If you need to merge databases it's a lot easier if you don't have to regenerate keys.
One case of not wanting an identity field would be in a one to one relationship. The secondary table would have as its primary key the same value as the primary table. The only reason to have an identity field in that situation would seem to be to satisfy an ORM.
You cannot (normally) specify values when inserting into identity columns, so for example if the column "id" was specified as an identify the following SQL would fail:
INSERT INTO MyTable (id, name) VALUES (1, 'Smith')
In order to perform this sort of insert you need to have IDENTITY_INSERT on for that table - this is not intended to be on normally and can only be on for a maximum of 1 tables in the database at any point in time.

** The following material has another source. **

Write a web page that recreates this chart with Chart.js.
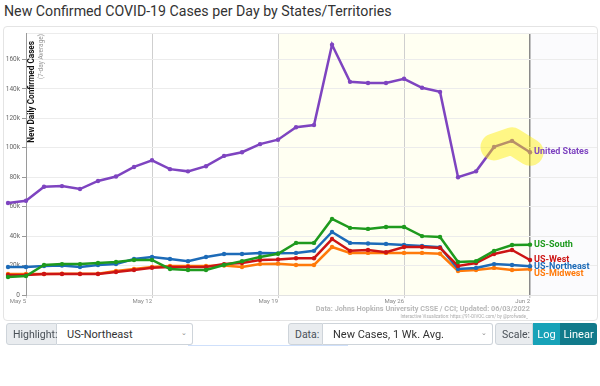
<!DOCTYPE html>
<html><head><meta charset="utf-8">
<script src="https://cdn.jsdelivr.net/npm/chart.js@4.4.1/dist/chart.umd.min.js"></script>
<style>
body{margin:0;width:600px;height:386px;overflow:hidden;background:#fff;font-family:Roboto,'Open Sans',sans-serif;position:relative}
#title{position:absolute;left:4px;top:1px;font-size:14.2px;color:#333;white-space:nowrap;line-height:20px}
#panel{position:absolute;left:3px;top:26px;width:593px;height:293px;border:1px solid #e4e4e4;border-radius:4px;background:#fff}
#c{position:absolute;left:0;top:0}
.src1{position:absolute;right:70px;top:304px;font-size:7.3px;font-weight:bold;color:#b8b8b8;white-space:nowrap}
.src2{position:absolute;right:72px;top:314px;font-size:4.5px;color:#aaa;white-space:nowrap}
.grp{position:absolute;top:323px;height:22px;display:flex;font-size:10.5px;color:#495057}
.lab{background:#e9ecef;border:1px solid #ced4da;border-radius:3px 0 0 3px;display:flex;align-items:center;padding:0 4px 0 6px;box-sizing:border-box;height:22px;white-space:nowrap}
.sel{border:1px solid #ced4da;border-left:none;border-radius:0 3px 3px 0;display:flex;align-items:center;padding:0 10px;box-sizing:border-box;height:22px;background:#fff;position:relative;color:#333;font-size:11px;white-space:nowrap}
.chev{position:absolute;right:5px;top:5px;font-size:7px;color:#888}
.btn{display:flex;align-items:center;justify-content:center;color:#fff;height:22px;box-sizing:border-box;font-size:11px}
#focus{position:absolute;left:188px;top:345px;width:160px;height:1px;background:#cfe0fb}
</style></head>
<body>
<div id="title">New Confirmed COVID-19 Cases per Day by States/Territories</div>
<div id="panel"></div>
<canvas id="c" width="600" height="386"></canvas>
<div class="src1">Data: Johns Hopkins University CSSE / CCI; Updated: 06/03/2022</div>
<div class="src2">Interactive Visualization: https://91-DIVOC.com/ by @profwade_</div>
<div class="grp" style="left:6px;width:187px">
  <div class="lab" style="width:51px">Highlight:</div>
  <div class="sel" style="width:136px">US-Northeast<span class="chev">&#8964;</span></div>
</div>
<div class="grp" style="left:288px;width:205px">
  <div class="lab" style="width:35px">Data:</div>
  <div class="sel" style="width:170px">New Cases, 1 Wk. Avg.<span class="chev">&#8964;</span></div>
</div>
<div class="grp" style="left:495px;width:102px">
  <div class="lab" style="width:38px">Scale:</div>
  <div class="btn" style="width:27px;background:#17a2b8">Log</div>
  <div class="btn" style="width:37px;background:#117a8b;border-radius:0 3px 3px 0">Linear</div>
</div>
<div id="focus"></div>
<script>
// day offsets from May 5 (-1 = May 4)
const days = [-1,0,1,2,3,4,5,6,7,8,9,10,11,12,13,14,15,16,17,18,19,20,21,22,23,24,25,26,27,28];
const tickDays = [0,7,14,21,28];
const tickLabels = ['May 5','May 12','May 19','May 26','Jun 2'];
const yTicks = [0,20000,40000,60000,80000,100000,120000,140000,160000];

const unitedStates = [62500,64000,73500,74000,72000,77500,80500,87000,91500,85500,84000,87500,94500,97000,102500,105500,114000,115500,170000,144800,144000,144000,146900,140800,138000,80000,84000,100600,104700,97000];
const usSouth     = [12200,12900,20400,21000,21000,21700,22400,23800,23800,17700,17000,17000,20400,23000,25800,28000,35400,35400,51700,45600,44900,46200,46200,40000,39400,22400,23000,30000,34000,34200];
const usWest      = [13600,13600,14300,14300,14300,14300,15600,17000,18500,19000,19000,19000,21000,21700,23800,24200,25000,25000,38000,30000,30600,29000,32600,32600,32000,19700,21700,27900,30600,23800];
const usNortheast = [19000,19000,19700,20000,19000,20400,21000,24500,25800,24500,23000,25800,27900,27900,28600,28300,28600,30000,42800,35400,35000,34700,34000,33300,32500,17700,18400,21000,20400,19500];
const usMidwest   = [14300,14300,14300,14500,14500,14500,16300,17700,19000,19700,19700,19700,20000,19000,21000,21300,20400,20400,32600,28600,28600,28600,28600,28600,28000,16300,17000,18400,17000,17500];

const seriesNames = ['United States','US-South','US-West','US-Northeast','US-Midwest'];
const seriesData = [unitedStates,usSouth,usWest,usNortheast,usMidwest];
const seriesColors = ['#7e44c0','#1e9a1e','#cc1414','#1d6bb8','#ff7a0a'];
const highlightFrom = 27; // index of May 31

const pts = arr => days.map((d,i)=>({x:d,y:arr[i]}));

const datasets = [{
  label:'highlight',
  data: days.slice(highlightFrom).map((d,i)=>({x:d,y:unitedStates[highlightFrom+i]})),
  borderColor:'rgba(255,238,0,0.45)',borderWidth:27,pointRadius:0,
  borderCapStyle:'round',borderJoinStyle:'round',order:0,clip:false,endLabel:false
}];
seriesNames.forEach((n,k)=>{
  datasets.push({label:n,data:pts(seriesData[k]),borderColor:seriesColors[k],backgroundColor:seriesColors[k],
    borderWidth:2.5,pointRadius:2.2,pointBorderWidth:0,pointHoverRadius:2.2,order:k+1,clip:false,endLabel:true,tension:0});
});

const bands = {
  id:'bands',
  beforeDraw(chart){
    const {ctx,chartArea:a,scales:{x}} = chart;
    ctx.save();
    ctx.fillStyle='#fffff2';
    ctx.fillRect(x.getPixelForValue(14),a.top,x.getPixelForValue(28)-x.getPixelForValue(14),a.bottom-a.top);
    ctx.fillStyle='#fbfbfd';
    ctx.fillRect(x.getPixelForValue(28),a.top,a.right-x.getPixelForValue(28),a.bottom-a.top);
    ctx.restore();
  }
};
const extendArea = {
  id:'extendArea',
  beforeDatasetsDraw(chart){ chart._savedArea = chart.chartArea; chart.chartArea = Object.assign({},chart.chartArea,{left:0,right:chart.width}); },
  afterDatasetsDraw(chart){ if(chart._savedArea){ chart.chartArea = chart._savedArea; chart._savedArea=null; } }
};
const endLabels = {
  id:'endLabels',
  afterDraw(chart){
    const ctx = chart.ctx;
    const items=[];
    chart.data.datasets.forEach((ds,i)=>{
      if(!ds.endLabel) return;
      const m = chart.getDatasetMeta(i); const p = m.data[m.data.length-1];
      items.push({t:ds.label,x:p.x,y:p.y,c:ds.borderColor});
    });
    items.sort((a,b)=>a.y-b.y);
    for(let i=1;i<items.length;i++){ if(items[i].y-items[i-1].y<6.8) items[i].y=items[i-1].y+6.8; }
    ctx.save();
    ctx.font='bold 9px Roboto, sans-serif'; ctx.textBaseline='middle'; ctx.textAlign='left';
    items.forEach(it=>{ctx.fillStyle=it.c; ctx.fillText(it.t,it.x+4,it.y);});
    // y title inside plot
    ctx.translate(32,41); ctx.rotate(-Math.PI/2);
    ctx.textAlign='right'; ctx.fillStyle='#111'; ctx.font='bold 8.2px Roboto, sans-serif';
    ctx.fillText('New Daily Confirmed Cases',0,0);
    ctx.restore();
    ctx.save();
    ctx.translate(41,34); ctx.rotate(-Math.PI/2);
    ctx.textAlign='right'; ctx.textBaseline='middle'; ctx.fillStyle='#999'; ctx.font='6.5px Roboto, sans-serif';
    ctx.fillText('(7-day Average)',0,0);
    ctx.restore();
  }
};

new Chart(document.getElementById('c'),{
  type:'line',
  data:{datasets},
  plugins:[bands,extendArea,endLabels],
  options:{
    responsive:false,animation:false,
    layout:{padding:{left:0,top:33,right:3,bottom:77}},
    plugins:{legend:{display:false},tooltip:{enabled:false}},
    scales:{
      x:{type:'linear',min:0,max:31.72,
        afterBuildTicks:ax=>{ax.ticks=tickDays.map(v=>({value:v}));},
        afterFit:s=>{s.height=14;},
        ticks:{autoSkip:false,maxRotation:0,align:'end',padding:0,color:'#888',font:{size:6,family:'Roboto'},
          callback:v=>tickLabels[tickDays.indexOf(v)]},
        grid:{color:c=>c.tick&&c.tick.value===28?'#8a8a8a':'#cfcfcf',lineWidth:c=>c.tick&&c.tick.value===28?1.5:1,tickLength:3,tickColor:'#cfcfcf'},
        border:{color:'#e2e2e2'}
      },
      y:{min:0,max:178000,
        afterBuildTicks:ax=>{ax.ticks=yTicks.concat([178000]).map(v=>({value:v}));},
        afterFit:s=>{s.width=26;},
        ticks:{padding:2,color:'#666',font:{size:6.5,family:'Roboto'},
          callback:v=>v===178000?'':(v===0?'0':(v/1000)+'k')},
        grid:{color:'#ececec',tickLength:4,tickColor:c=>c.tick&&c.tick.value===178000?'rgba(0,0,0,0)':'#999'},
        border:{color:'#9a9a9a'}
      }
    }
  }
});
</script>
</body></html>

If I need a surrogate, I would either use an IDENTITY column or a GUID column depending on the need for global uniqueness.
If there is a natural primary key, or the primary key is defined as a unique combination of other foreign keys, then I typically do not have an IDENTITY, nor do I use it as the primary key.
There is an exception, which is snapshot configuration tables which I am tracking with an audit trigger. In this case, there is usually a logical "primary key" (usually date of the snapshot and natural key of the row - like a cost center or gl account number for which the row is a configuration record), but instead of using the natural "primary key" as the primary key, I add an IDENTITY and make that the primary key and make a unique index or constraint on the date and natural key. Although theoretically the date and natural key shouldn't change, in these tables, if a user does that instead of adding a new row and deleting the old row, I want the audit (which reflects a change to a row identified by its primary key) to really reflect a change in the row - not the disappearance of a key and the appearance of a new one.
I recently implemented a Suffix Trie in C# that could index novels, and then allow searches to be done extremely fast, linear to the size of the search string. Part of the requirements (this was a homework assignment) was to use offline storage, so I used MS SQL, and needed a structure to represent a Node in a table.
I ended up with the following structure : NodeID Character ParentID, etc, where the NodeID was a primary key.
I didn't want this to be done as an autoincrementing identity for two main reasons.
How do I get the value of a NodeID after I add it to the database/data table?
I wanted more control when it came to generating my own IDs.